Our television had rabbit ear antennae and they worked best for people in the city near a station. There was tweaking and twisting the rabbit ears to pick up a better signal. Much of the reception was not clear and had bouncing white spots called “snow”. Later, we replaced the rabbit ears with a small antennae on a 10-foot metal pole that stood outside the house. If reception was poor we went out and twisted the antennae in a different direction to improve reception. Later, we got a rotary antennae and put it on top of the house. It was held in place with guy wires. This antennae had a motor that controlled and rotated it from inside the house. 
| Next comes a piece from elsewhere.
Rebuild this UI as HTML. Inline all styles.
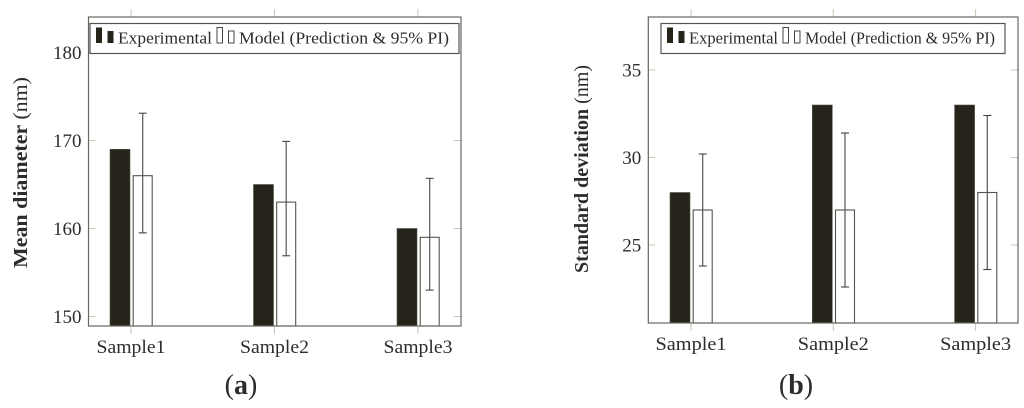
<!DOCTYPE html>
<html>
<head>
<meta charset="utf-8">
<title>Mean diameter and standard deviation by sample</title>
<style>
html,body{margin:0;padding:0;background:#fff;width:1024px;height:408px;overflow:hidden}
svg{display:block}
text{font-family:"Liberation Serif",serif;fill:#2c2c2c}
</style>
</head>
<body>
<svg id="figure" xmlns="http://www.w3.org/2000/svg" width="1024" height="408" viewBox="0 0 1024 408">
  <rect width="1024" height="408" fill="#fff"/>
  <g id="chart-a"></g>
  <g id="chart-b"></g>
</svg>
<script>
// Shared categories
const categories = ['Sample1', 'Sample2', 'Sample3'];

// Chart (a): mean diameter values
const aExperimental = [169, 165, 160];
const aModel = [166, 163, 159];
const aUpper = [173.1, 169.9, 165.7];
const aLower = [159.5, 156.9, 153];
const aTicks = [150, 160, 170, 180];

// Chart (b): standard deviation values
const bExperimental = [28, 33, 33];
const bModel = [27, 27, 28];
const bUpper = [30.2, 31.4, 32.4];
const bLower = [23.8, 22.6, 23.6];
const bTicks = [25, 30, 35];

const NS = 'http://www.w3.org/2000/svg';
const DARK = '#26241a';
const FRAME = '#666660';
const TICK = '#c9c4b4';

function make(parent, tag, attrs, content) {
  const el = document.createElementNS(NS, tag);
  for (const k in attrs) el.setAttribute(k, attrs[k]);
  if (content !== undefined) el.textContent = content;
  parent.appendChild(el);
  return el;
}

function drawChart(o) {
  const g = document.getElementById(o.id);
  const yScale = v => o.y0 - (v - o.v0) * o.pxPerUnit;
  const xScale = i => o.cx0 + i * o.step;

  // ticks on all four sides
  categories.forEach((c, i) => {
    const x = xScale(i);
    const top = make(g, 'line', {x1: x, x2: x, y1: o.top - 8, y2: o.top, stroke: TICK, 'stroke-width': 1});
    
    
    const bottom = make(g, 'line', {x1: x, x2: x, y1: o.bottom, y2: o.bottom + 8, stroke: TICK, 'stroke-width': 1});
    
    
    const label = make(g, 'text', {x: x, y: o.bottom + o.catDy, 'text-anchor': 'middle', 'font-size': 18.5, textLength: o.catW, lengthAdjust: 'spacingAndGlyphs'}, c);
    
    
  });
  o.ticks.forEach(t => {
    const y = yScale(t);
    const left = make(g, 'line', {x1: o.left, x2: o.left + 7, y1: y, y2: y, stroke: TICK, 'stroke-width': 1});
    
    
    const right = make(g, 'line', {x1: o.right - 7, x2: o.right, y1: y, y2: y, stroke: TICK, 'stroke-width': 1});
    
    
    const label = make(g, 'text', {x: o.left - 7, y: y + 6.5, 'text-anchor': 'end', 'font-size': 19}, String(t));
    
    
  });

  // bars and error bars
  categories.forEach((c, i) => {
    const cx = xScale(i);
    const e = make(g, 'rect', {x: cx - 21, y: yScale(o.exp[i]), width: 20, height: o.bottom - yScale(o.exp[i]), fill: DARK, stroke: '#55534a', 'stroke-width': 0.6});
    
    
    const m = make(g, 'rect', {x: cx + 2.2, y: yScale(o.model[i]), width: 19, height: o.bottom - yScale(o.model[i]), fill: '#fff', stroke: '#55534a', 'stroke-width': 1.1});
    
    
    const ex = cx + 11.7;
    const stem = make(g, 'line', {x1: ex, x2: ex, y1: yScale(o.upper[i]), y2: yScale(o.lower[i]), stroke: '#555550', 'stroke-width': 1.2});
    
    
    const capTop = make(g, 'line', {x1: ex - 4, x2: ex + 4, y1: yScale(o.upper[i]), y2: yScale(o.upper[i]), stroke: '#444440', 'stroke-width': 1.1});
    
    
    const capBottom = make(g, 'line', {x1: ex - 4, x2: ex + 4, y1: yScale(o.lower[i]), y2: yScale(o.lower[i]), stroke: '#444440', 'stroke-width': 1.1});
    
    
  });

  // frame
  const frame = make(g, 'rect', {x: o.left, y: o.top, width: o.right - o.left, height: o.bottom - o.top, fill: 'none', stroke: FRAME, 'stroke-width': 1.2});
  
  

  // legend
  const L = o.legend;
  const box = make(g, 'rect', {x: L.x, y: 23.5, width: L.w, height: 30, fill: '#fff', stroke: '#55554f', 'stroke-width': 1.2});
  
  
  const s1 = make(g, 'rect', {x: L.s1, y: 27.5, width: 6, height: 15.5, fill: DARK});
  
  
  const s2 = make(g, 'rect', {x: L.s1 + 11.5, y: 31, width: 6, height: 12, fill: DARK});
  
  
  const t1 = make(g, 'text', {x: L.t1, y: 43.5, 'font-size': 16.5, textLength: L.t1w, lengthAdjust: 'spacingAndGlyphs'}, 'Experimental');
  
  
  const s3 = make(g, 'rect', {x: L.s2, y: 27.5, width: 5.5, height: 15.5, fill: '#fff', stroke: '#444', 'stroke-width': 1});
  
  
  const s4 = make(g, 'rect', {x: L.s2 + 11.5, y: 31, width: 5.5, height: 12, fill: '#fff', stroke: '#444', 'stroke-width': 1});
  
  
  const t2 = make(g, 'text', {x: L.t2, y: 43.5, 'font-size': 16.5, textLength: L.t2w, lengthAdjust: 'spacingAndGlyphs'}, 'Model (Prediction & 95% PI)');
  
  

  // y axis title
  const yt = make(g, 'text', {transform: 'translate(' + o.titleX + ',' + o.titleY + ') rotate(-90)', 'text-anchor': 'middle', 'font-size': 19.5, textLength: o.titleW, lengthAdjust: 'spacingAndGlyphs'});
  
  
  make(yt, 'tspan', {'font-weight': 'bold'}, o.title + ' ');
  make(yt, 'tspan', {}, '(nm)');

  // panel caption
  const cap = make(g, 'text', {x: o.capX, y: 394, 'text-anchor': 'middle', 'font-size': 28});
  
  
  make(cap, 'tspan', {}, '(');
  make(cap, 'tspan', {'font-weight': 'bold'}, o.capLetter);
  make(cap, 'tspan', {}, ')');
}

drawChart({
  id: 'chart-a', left: 88.5, right: 461, top: 17, bottom: 326,
  y0: 316.5, v0: 150, pxPerUnit: 8.8, cx0: 131, step: 143.5,
  exp: aExperimental, model: aModel, upper: aUpper, lower: aLower, ticks: aTicks,
  catDy: 27, catW: 69,
  legend: {x: 90, w: 369, s1: 96, t1: 118, t1w: 94, s2: 217, t2: 239, t2w: 210},
  title: 'Mean diameter', titleX: 27, titleY: 172.5, titleW: 191,
  capX: 241, capLetter: 'a'
});
drawChart({
  id: 'chart-b', left: 648.3, right: 1018, top: 17, bottom: 323,
  y0: 245, v0: 25, pxPerUnit: 17.5, cx0: 691, step: 142.3,
  exp: bExperimental, model: bModel, upper: bUpper, lower: bLower, ticks: bTicks,
  catDy: 27, catW: 71,
  legend: {x: 661, w: 344, s1: 667, t1: 689, t1w: 89, s2: 783, t2: 805, t2w: 190},
  title: 'Standard deviation', titleX: 588, titleY: 169, titleW: 208,
  capX: 796, capLetter: 'b'
});
</script>
</body>
</html>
Most of the time we could pick up KTRE Channel 9 in Lufkin, Texas. By having only Channel 9, we had all of the programs memorized and knew the day and times they came on. On cloudy nights, we could pick up poor quality pictures from Channel 13 in Houston. After school, there was “Roy Rogers”, “Our Gang – The Little Rascals”, and The Dick Clark Show.” Nighttime programs included “Gunsmoke”, “Wagon Train”, “Dina Shore Chevy Show”, and the “Jack Benny Program.” Saturday mornings had “Buffalo Bob,” “Howdy Doody”, “The Gumby” and others. Some of these shows are on Antennae TV. Watching and renewing memories of a simpler time can be mentally comforting. 

During those years, broadcasting was limited to a few hours a day. Programs were not 24/7. If we got up and turned the TV on too early, all we saw was a test pattern. It would seem like forever before the programming started. We had nine months of new programs and three months of summer reruns. And now, it is reversed with reruns most of the year. Today, by the time children are 18, they have watched 200,000 hours of violence and killing. Even with over 200 channels and 817,000 individual television programs available, it can be difficult for discerning minds to find programs worth watching. 

Jerry Wayne Davis

Everyone has a story about Crockett B.C., but there are a few common threads most can relate to. We survived life in Crockett before television and before cable. Before television, we spent our non-school days playing outside and sometimes until it was so dark our mothers called us in. We rode bicycles, played marbles, flies and skinners, jaxs, red rover, kick the can, hide and seek, washers, hop-scotch, mumble peg, fished for crawdads and played traditional games and many others we made up. These are not being taught today, and will likely die with us. 

There was a mix of kids of different ages and sizes in the neighborhood. For some games, we agreed to special rules to make things more equal and fair. We learned social skills, leadership, cooperation, negotiation and creativity. In choosing “sides,” we often used the “one potato, two potato, three potato, four” series until all of the outstretched fists were counted out and the one selected remained. We also used “think of a number between one and ten”. 

This is not nostalgic reminiscing, but documenting life and people living in a place in time, and conditions in history. This will never be repeated from the alpha to the omega, from the beginning to the end. With our experiences, we developed physically, mentally, emotionally and creatively. We are today’s leaders who teach and manage local, state and Federal governments, business owners, employees and we worked jobs that kept our society, city, state and nation functioning. We will never go back to life in Crockett, Texas, B.C. Only those that lived at that time will remember, what in our memories, seemed to be happier, safer, innocent and simpler times that helped us become who we are today.